Unlike masochism, though, acting serves a purpose. It moves outside the self and extends its arms into society. This is at the center of Burstyn’s personal ideology. “I think theater and film do influence the consciousness… [they] bring about growth and change in people’s lives just by putting certain ideas in their mind—certain suggestions—to look at and understand life a little better.” Among the ideas about which Burstyn feels passionate is feminism. She believes that patriarchal attitudes still prevail; there’s “a general unspoken feeling that men are more important than women.” She chooses to portray strong women, such as Alice in “Alice Doesn’t Live Here Anymore” (for which she claimed her Oscar), to subvert the status quo. Though she does think “a lot has changed since the ‘70s,” she doesn’t believe we’ll begin to see real progress until women achieve an equal pay standard and a woman–she’d prefer Hillary–is elected President.

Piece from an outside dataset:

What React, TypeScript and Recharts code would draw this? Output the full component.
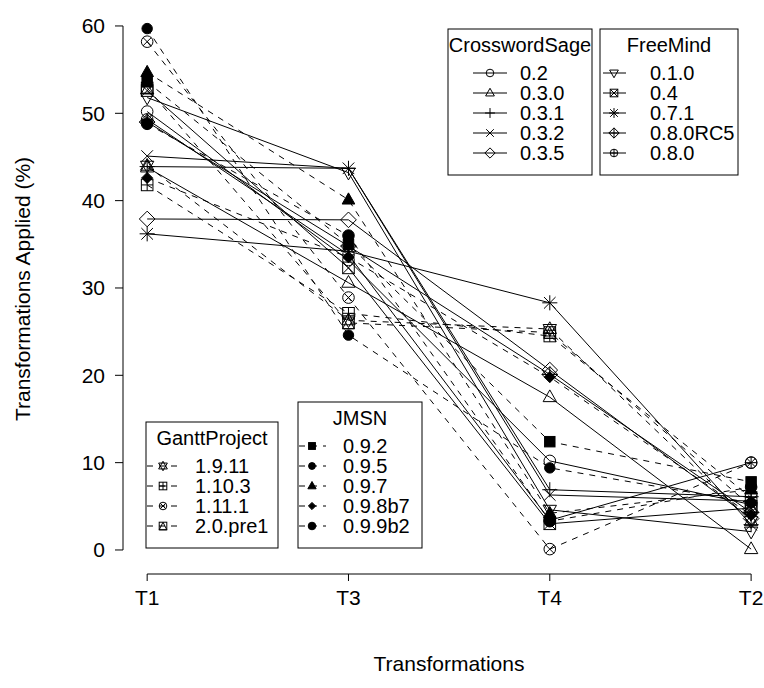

In keeping with her interest in deep-water swimming, Burstyn is also passionate about independent film. “I’m hoping one of these days corporations will lose interest in the film business and leave it to the filmmakers,” she said. Her proclivity for independent film is writ large in her choice of directors. Her best experiences have been on set with directors such as Darren Aronofsky, about whom she said is “not just telling the story, ‘and then this happened, and then that happened,’ but is, in fact, finding a way to express the deeper-leveled character in life and story in an artistic way.” Another artist-director she respects is Christopher Nolan, with whom she recently filmed “Interstellar,” a highly anticipated project shrouded in secrecy.

Yet for all her breadth of experience, Burstyn doesn’t consider herself a veteran of acting. “If I ever stop growing… Well, I learn from my plants,” she said. “You’re studying the human condition, the human psyche. There’s no end to that exploration.”